食事をとらない時間をつくることで、ケトン体の持つ抗炎症作用、抗酸化作用が働き出し、脳の炎症を抑えることにつながります。あたまの環境も改善され、認知症になりにくい状態に変化してくるでしょう。親の認知症予防の習慣のひとつになるよう、提案してみてはいかがでしょうか。

<参考文献>

  • ■The ketone metabolite β-hydroxybutyrate blocks NLRP3 inflammasome-mediated inflammatory disease. Yun-Hee Youm,et al. Nature Medicine volume 21, pages263-269(2015).

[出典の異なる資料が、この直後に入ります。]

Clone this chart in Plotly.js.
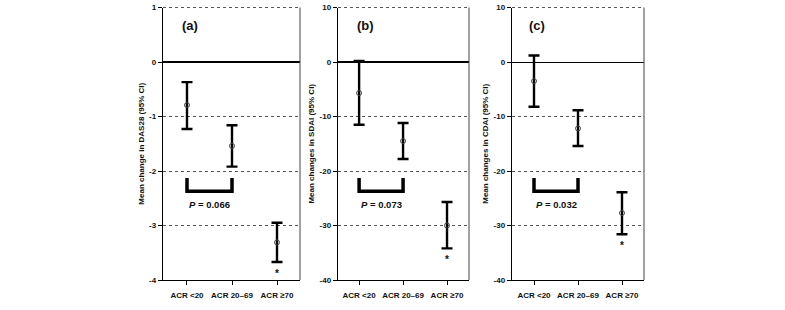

  • ■藤田絋一郎「親をボケさせないために、今できる方法」
  • ※医師の診断や治療法については、各々の疾患・症状やその時の最新の治療法によって異なります。当記事がすべてのケースにおいて当てはまるわけではありません。
  • ※当記事の内容は、上記発行年月時点の情報に基づき記載しております。発行後の法令・制度等の改正、医療の状況の変化等は考慮しておりませんのでご注意ください。